◆ Source data ◆
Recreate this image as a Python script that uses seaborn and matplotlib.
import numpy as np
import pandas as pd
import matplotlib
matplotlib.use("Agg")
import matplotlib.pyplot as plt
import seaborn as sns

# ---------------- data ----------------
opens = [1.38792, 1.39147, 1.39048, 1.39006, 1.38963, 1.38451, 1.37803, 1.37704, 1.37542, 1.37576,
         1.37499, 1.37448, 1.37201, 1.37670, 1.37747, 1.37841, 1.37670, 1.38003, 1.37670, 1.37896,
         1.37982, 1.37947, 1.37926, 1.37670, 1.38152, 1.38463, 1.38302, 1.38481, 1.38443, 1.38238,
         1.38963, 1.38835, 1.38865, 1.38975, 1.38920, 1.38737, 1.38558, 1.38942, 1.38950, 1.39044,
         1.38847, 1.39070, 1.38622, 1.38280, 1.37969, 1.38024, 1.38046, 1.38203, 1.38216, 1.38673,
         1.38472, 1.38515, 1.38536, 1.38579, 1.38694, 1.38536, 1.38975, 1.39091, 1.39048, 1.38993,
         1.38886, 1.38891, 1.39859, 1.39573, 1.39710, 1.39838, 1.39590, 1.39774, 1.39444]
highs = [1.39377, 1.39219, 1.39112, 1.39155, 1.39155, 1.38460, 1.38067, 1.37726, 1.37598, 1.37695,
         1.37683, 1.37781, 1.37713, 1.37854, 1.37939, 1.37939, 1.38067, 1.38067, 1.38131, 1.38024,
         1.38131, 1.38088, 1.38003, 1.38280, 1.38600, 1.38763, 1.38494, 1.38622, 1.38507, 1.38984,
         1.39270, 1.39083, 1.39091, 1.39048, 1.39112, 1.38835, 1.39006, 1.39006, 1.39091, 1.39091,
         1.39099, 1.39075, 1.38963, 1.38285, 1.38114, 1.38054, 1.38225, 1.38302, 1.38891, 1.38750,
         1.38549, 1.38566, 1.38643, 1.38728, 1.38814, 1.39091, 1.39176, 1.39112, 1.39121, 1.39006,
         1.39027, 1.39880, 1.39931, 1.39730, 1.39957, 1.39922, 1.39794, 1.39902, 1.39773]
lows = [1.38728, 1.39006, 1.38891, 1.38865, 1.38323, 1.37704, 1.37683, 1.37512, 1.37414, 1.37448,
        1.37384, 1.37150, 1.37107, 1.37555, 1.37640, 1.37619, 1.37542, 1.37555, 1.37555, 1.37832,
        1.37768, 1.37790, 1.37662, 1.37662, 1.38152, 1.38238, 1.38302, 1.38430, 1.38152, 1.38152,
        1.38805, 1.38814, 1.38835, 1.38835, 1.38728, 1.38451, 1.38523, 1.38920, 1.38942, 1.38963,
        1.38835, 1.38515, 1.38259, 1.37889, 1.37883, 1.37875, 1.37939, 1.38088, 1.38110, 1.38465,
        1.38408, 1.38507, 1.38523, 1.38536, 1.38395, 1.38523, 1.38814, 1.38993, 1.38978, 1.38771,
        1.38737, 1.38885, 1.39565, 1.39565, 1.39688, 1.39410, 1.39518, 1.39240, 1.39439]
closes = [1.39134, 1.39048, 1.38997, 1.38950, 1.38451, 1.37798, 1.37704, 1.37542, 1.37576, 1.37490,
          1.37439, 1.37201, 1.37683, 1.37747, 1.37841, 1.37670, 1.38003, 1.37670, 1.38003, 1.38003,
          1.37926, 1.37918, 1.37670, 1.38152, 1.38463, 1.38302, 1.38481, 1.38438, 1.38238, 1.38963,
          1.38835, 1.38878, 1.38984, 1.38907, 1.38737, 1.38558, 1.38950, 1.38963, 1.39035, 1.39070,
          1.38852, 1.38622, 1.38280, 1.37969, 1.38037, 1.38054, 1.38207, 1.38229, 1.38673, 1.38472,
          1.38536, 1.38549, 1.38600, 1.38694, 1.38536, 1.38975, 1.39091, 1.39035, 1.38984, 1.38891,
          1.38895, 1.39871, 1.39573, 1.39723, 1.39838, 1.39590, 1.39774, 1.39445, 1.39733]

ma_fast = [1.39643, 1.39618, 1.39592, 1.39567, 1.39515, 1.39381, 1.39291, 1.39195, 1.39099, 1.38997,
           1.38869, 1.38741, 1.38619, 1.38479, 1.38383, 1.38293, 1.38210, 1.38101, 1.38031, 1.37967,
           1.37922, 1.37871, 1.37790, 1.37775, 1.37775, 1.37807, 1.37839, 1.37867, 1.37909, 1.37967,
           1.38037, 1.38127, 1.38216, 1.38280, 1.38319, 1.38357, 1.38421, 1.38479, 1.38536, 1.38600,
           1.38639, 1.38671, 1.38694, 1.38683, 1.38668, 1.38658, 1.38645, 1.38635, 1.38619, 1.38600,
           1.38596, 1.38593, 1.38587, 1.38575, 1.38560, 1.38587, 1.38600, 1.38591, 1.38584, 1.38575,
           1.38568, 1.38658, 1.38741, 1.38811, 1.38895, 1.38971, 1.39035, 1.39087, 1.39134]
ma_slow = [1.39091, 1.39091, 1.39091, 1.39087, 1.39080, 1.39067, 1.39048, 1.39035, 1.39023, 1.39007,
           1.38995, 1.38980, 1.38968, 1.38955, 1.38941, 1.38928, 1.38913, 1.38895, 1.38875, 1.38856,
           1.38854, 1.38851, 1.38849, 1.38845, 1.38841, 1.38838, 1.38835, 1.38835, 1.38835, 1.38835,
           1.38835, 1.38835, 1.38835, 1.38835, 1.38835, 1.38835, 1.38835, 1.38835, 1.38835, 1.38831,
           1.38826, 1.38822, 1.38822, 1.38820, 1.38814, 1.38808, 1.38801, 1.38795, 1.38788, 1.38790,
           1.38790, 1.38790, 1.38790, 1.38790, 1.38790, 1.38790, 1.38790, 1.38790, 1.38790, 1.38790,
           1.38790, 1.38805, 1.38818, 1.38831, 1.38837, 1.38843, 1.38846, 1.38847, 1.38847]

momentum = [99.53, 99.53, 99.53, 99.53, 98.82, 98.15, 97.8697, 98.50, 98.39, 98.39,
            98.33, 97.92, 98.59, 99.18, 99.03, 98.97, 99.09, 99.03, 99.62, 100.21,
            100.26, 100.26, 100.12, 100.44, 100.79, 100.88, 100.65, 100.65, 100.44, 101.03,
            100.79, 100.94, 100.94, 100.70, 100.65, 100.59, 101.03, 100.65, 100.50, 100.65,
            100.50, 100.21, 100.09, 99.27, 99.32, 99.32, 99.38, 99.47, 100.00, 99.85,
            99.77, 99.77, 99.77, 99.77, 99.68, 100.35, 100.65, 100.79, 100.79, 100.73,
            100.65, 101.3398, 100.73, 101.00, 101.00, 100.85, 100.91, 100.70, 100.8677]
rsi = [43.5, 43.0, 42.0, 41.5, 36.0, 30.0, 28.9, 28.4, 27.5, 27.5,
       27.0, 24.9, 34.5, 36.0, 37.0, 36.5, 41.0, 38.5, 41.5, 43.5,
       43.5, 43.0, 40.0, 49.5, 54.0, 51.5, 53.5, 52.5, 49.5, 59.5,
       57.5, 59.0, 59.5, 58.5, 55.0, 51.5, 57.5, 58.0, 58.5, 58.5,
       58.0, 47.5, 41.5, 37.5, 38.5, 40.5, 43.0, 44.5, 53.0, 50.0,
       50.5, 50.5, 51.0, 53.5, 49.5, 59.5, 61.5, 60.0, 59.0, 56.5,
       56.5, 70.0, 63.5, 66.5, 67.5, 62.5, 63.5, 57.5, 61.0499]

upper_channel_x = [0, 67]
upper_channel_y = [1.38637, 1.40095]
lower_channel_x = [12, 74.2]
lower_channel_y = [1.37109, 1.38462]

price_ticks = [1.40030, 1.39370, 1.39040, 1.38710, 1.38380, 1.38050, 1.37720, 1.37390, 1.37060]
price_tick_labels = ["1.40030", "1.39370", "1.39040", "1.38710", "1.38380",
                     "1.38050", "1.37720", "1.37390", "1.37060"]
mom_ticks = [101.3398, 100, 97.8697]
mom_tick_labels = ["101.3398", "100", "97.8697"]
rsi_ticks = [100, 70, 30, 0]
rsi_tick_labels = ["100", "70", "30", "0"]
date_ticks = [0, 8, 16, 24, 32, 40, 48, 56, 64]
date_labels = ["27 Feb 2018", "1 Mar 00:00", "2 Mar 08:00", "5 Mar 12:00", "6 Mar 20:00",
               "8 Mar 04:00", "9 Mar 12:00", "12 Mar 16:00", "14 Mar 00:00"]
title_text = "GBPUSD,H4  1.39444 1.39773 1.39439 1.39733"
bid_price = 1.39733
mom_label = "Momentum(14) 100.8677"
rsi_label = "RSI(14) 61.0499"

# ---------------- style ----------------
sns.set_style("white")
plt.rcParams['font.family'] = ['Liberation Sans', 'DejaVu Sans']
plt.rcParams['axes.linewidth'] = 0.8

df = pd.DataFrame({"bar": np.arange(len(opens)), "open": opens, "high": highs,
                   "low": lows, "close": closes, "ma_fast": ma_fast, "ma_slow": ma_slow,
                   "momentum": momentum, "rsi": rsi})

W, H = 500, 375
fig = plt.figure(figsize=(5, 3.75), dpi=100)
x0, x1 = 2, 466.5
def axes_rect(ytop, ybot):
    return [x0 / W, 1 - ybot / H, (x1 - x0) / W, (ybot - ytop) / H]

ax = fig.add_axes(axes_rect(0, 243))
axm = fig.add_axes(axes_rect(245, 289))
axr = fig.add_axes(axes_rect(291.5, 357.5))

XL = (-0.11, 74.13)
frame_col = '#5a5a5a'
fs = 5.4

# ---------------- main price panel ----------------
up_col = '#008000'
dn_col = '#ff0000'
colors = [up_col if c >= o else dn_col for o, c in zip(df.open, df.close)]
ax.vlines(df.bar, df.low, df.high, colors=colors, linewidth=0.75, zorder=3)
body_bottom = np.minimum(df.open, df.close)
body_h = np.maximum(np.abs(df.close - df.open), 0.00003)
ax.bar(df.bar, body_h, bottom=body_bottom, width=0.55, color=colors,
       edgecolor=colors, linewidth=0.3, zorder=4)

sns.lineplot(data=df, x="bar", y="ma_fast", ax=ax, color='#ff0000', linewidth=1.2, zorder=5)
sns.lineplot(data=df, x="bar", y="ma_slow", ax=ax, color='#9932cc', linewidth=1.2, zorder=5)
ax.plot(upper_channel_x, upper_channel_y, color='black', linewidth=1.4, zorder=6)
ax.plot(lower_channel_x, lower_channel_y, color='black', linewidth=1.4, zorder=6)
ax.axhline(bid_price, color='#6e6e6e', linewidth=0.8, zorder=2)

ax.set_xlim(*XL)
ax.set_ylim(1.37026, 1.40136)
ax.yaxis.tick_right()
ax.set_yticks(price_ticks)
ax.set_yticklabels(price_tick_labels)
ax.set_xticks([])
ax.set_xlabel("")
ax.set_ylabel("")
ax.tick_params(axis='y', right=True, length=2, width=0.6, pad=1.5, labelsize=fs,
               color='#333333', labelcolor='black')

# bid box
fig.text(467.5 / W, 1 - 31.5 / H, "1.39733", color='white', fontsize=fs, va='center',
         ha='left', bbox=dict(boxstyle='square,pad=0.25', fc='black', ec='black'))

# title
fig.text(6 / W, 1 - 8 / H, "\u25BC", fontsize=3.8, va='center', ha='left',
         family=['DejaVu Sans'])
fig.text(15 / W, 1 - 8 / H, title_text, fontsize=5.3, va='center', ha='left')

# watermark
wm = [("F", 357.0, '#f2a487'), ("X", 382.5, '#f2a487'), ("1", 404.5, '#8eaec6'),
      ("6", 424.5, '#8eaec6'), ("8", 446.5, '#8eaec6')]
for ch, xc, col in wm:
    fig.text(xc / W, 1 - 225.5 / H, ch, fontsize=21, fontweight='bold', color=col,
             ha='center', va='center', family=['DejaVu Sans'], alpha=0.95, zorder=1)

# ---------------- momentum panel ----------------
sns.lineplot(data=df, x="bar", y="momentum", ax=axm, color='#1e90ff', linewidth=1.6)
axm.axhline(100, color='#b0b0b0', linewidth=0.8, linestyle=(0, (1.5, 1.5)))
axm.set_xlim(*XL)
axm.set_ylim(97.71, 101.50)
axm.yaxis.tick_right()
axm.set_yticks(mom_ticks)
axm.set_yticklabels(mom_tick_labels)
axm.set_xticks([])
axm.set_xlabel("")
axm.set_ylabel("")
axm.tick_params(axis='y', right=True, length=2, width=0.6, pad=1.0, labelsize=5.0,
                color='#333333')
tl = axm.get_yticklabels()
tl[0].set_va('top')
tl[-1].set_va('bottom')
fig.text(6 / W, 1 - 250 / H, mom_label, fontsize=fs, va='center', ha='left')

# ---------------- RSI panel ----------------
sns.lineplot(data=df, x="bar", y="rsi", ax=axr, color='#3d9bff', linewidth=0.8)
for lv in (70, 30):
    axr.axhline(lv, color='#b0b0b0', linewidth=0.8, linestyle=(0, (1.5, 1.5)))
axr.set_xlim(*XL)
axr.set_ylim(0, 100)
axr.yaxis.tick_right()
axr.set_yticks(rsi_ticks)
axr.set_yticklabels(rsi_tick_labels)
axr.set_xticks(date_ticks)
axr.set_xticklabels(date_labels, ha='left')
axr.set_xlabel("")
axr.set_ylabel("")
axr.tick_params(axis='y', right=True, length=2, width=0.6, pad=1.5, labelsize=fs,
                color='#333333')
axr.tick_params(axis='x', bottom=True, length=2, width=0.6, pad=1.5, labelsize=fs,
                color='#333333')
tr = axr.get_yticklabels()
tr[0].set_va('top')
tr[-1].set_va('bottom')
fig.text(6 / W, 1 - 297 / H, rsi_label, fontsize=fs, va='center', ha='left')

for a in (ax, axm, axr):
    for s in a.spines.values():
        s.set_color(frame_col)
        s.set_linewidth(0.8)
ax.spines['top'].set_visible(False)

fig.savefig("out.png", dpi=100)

◆ Goal ◆
Print, please, the lines above from the very first through the one that holds "import seaborn as sns", both included, word for word and with nothing else.

◆ Problem solution ◆
Recreate this image as a Python script that uses seaborn and matplotlib.
import numpy as np
import pandas as pd
import matplotlib
matplotlib.use("Agg")
import matplotlib.pyplot as plt
import seaborn as sns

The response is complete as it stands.